Alberta’s Oil and Gas History Told in a Tapestry

The Black Gold Tapestry is breathtaking. The colours are stunning. Most articles start by talking about either the size or the story, and both of those are worth discussing, but it is the beauty of it that grabs the viewer from a distance. Up close the detail of the texture that takes over. The stitching is sublime and the textures cause the light to play with the colour in a way that is almost cinematic, which makes sense since the artist is a filmmaker.

First, a little background. The Black Gold Tapestry is a new artwork created by Sandra Sawatzky, currently on exhibit at the Glenbow Museum. It is an homage to the Bayeux tapestry – embroidered on linen, 70 meters long and a half-meter tall, with the main story portrayed in the middle and borders along the top and bottom. As the name suggests The Black Gold Tapestry tells the story of fossil fuels, through a series of vignettes showing technological innovations related to the history of oil, gas, and coal. Parts of the story are familiar, like the dinosaurs at the beginning of the story and the image of Henry Ford near the end, but most of the scenes are decidedly unfamiliar, like the scene of 2nd century Chinese salt merchants building bamboo pipelines to carry natural gas which fuelled the fires they used to distill salt from brine.

It is these unfamiliar scenes that make the piece captivating. Part of the purpose of art is to make us see things that have been in front of us for so long that we no longer notice them. Oil is a constant part of our daily lives. We think of it in either economic or environmental terms, not historical.

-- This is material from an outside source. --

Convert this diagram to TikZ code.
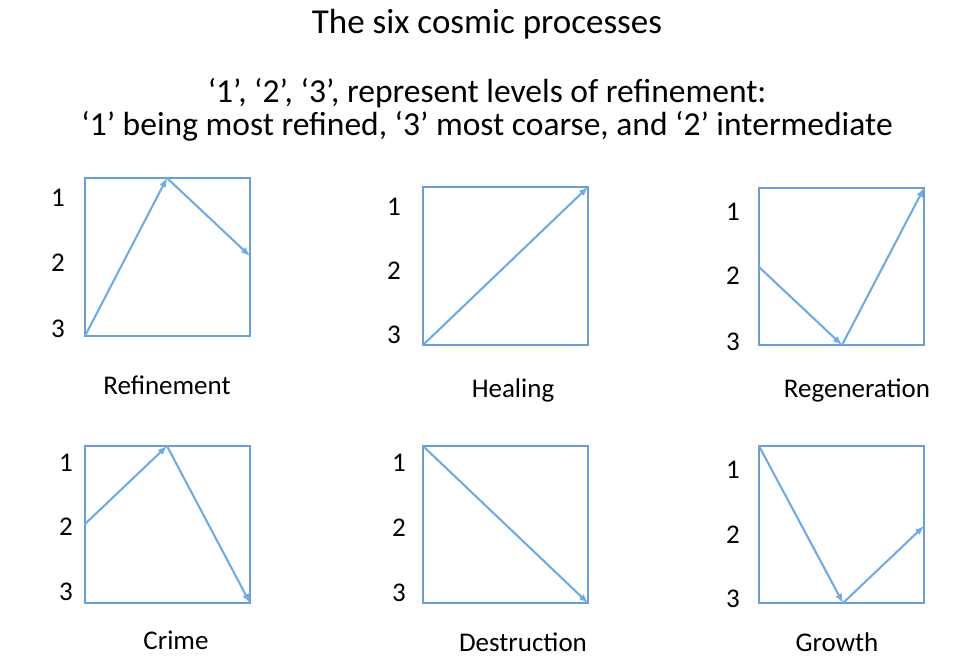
\documentclass[tikz,border=0pt]{standalone}
\usepackage{fontspec}
\setmainfont{Carlito}
\definecolor{boxblue}{RGB}{108,158,210}
\definecolor{arrowblue}{RGB}{112,172,226}
\tikzset{>=latex}
% box of one process: name, left, top, right, bottom
\newcommand\procbox[5]{
    \draw[boxblue,line width=1.8pt] (#2,#3) rectangle (#4,#5);
    \coordinate (#1-nw) at (#2,#3);
    \coordinate (#1-se) at (#4,#5);
}
% the three levels beside a box: name, x, y of 1, 2, 3
\newcommand\levels[5]{
    \node[lvl] (#1-1) at (#2,#3) {1};
    \node[lvl] (#1-2) at (#2,#4) {2};
    \node[lvl] (#1-3) at (#2,#5) {3};
}

\begin{document}
\begin{tikzpicture}[x=1pt,y=-1pt,
        lvl/.style={font=\fontsize{27}{30}\selectfont},
        caption/.style={font=\fontsize{27}{30}\selectfont},
        move/.style={arrowblue,line width=2.1pt,->}]
    \useasboundingbox (0,0) rectangle (974,662);
    \node[font=\fontsize{35}{40}\selectfont] (title) at (487,24) {The six cosmic processes};
    \node[font=\fontsize{33.5}{33}\selectfont,align=center] (sub) at (487,110)
        {‘1’, ‘2’, ‘3’, represent levels of refinement:\\
         ‘1’ being most refined, ‘3’ most coarse, and ‘2’ intermediate};

    % Refinement
    \procbox{ref}{85}{178}{250}{336}
    \levels{ref}{58}{198}{263}{329}
    \coordinate (ref-a) at (85,336);
    \coordinate (ref-b) at (167,178);
    \coordinate (ref-c) at (250,256);
    \draw[move] (ref-a) -- (ref-b);
    \draw[move] (ref-b) -- (ref-c);
    \node[caption] (ref-name) at (167,385) {Refinement};

    % Healing
    \procbox{hea}{423}{187}{588}{345}
    \levels{hea}{394}{207}{271}{335}
    \coordinate (hea-a) at (423,345);
    \coordinate (hea-b) at (588,187);
    \draw[move] (hea-a) -- (hea-b);
    \node[caption] (hea-name) at (513,390) {Healing};

    % Regeneration
    \procbox{reg}{759}{188}{924}{345}
    \levels{reg}{733}{212}{276}{342}
    \coordinate (reg-a) at (759,267);
    \coordinate (reg-b) at (842,345);
    \coordinate (reg-c) at (924,188);
    \draw[move] (reg-a) -- (reg-b);
    \draw[move] (reg-b) -- (reg-c);
    \node[caption] (reg-name) at (857,390) {Regeneration};

    % Crime
    \procbox{cri}{85}{446}{250}{603}
    \levels{cri}{66}{463}{527}{592}
    \coordinate (cri-a) at (85,524);
    \coordinate (cri-b) at (167,446);
    \coordinate (cri-c) at (250,603);
    \draw[move] (cri-a) -- (cri-b);
    \draw[move] (cri-b) -- (cri-c);
    \node[caption] (cri-name) at (176,640) {Crime};

    % Destruction
    \procbox{des}{423}{446}{588}{603}
    \levels{des}{399}{463}{528}{593}
    \coordinate (des-a) at (423,446);
    \coordinate (des-b) at (588,603);
    \draw[move] (des-a) -- (des-b);
    \node[caption] (des-name) at (523,642) {Destruction};

    % Growth
    \procbox{gro}{759}{446}{924}{603}
    \levels{gro}{733}{470}{535}{599}
    \coordinate (gro-a) at (759,446);
    \coordinate (gro-b) at (843,603);
    \coordinate (gro-c) at (924,526);
    \draw[move] (gro-a) -- (gro-b);
    \draw[move] (gro-b) -- (gro-c);
    \node[caption] (gro-name) at (837,642) {Growth};
\end{tikzpicture}
\end{document}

The Black Gold Tapestry reminds us that the story of oil is a story of technological change. Like the transition from whale oil to kerosene, the discovery of new fuels spurs innovation, and innovation creates demand for new fuels. This is shown in the final panel with wind turbines, illustrating the current transition toward sustainable energy, and the Roman god Janus with one face looking back toward the past and another face looking off into the future.

The Black Gold Tapestry deserves to be seen in person. Descriptions and pictures can’t do justice to the colours, texture, or scale. It will be on display at the Glenbow Museum until May. I hope it gets to travel after that. Too much artwork is only displayed once then ends up in a box. Hopefully this piece be seen by many more people for a long time.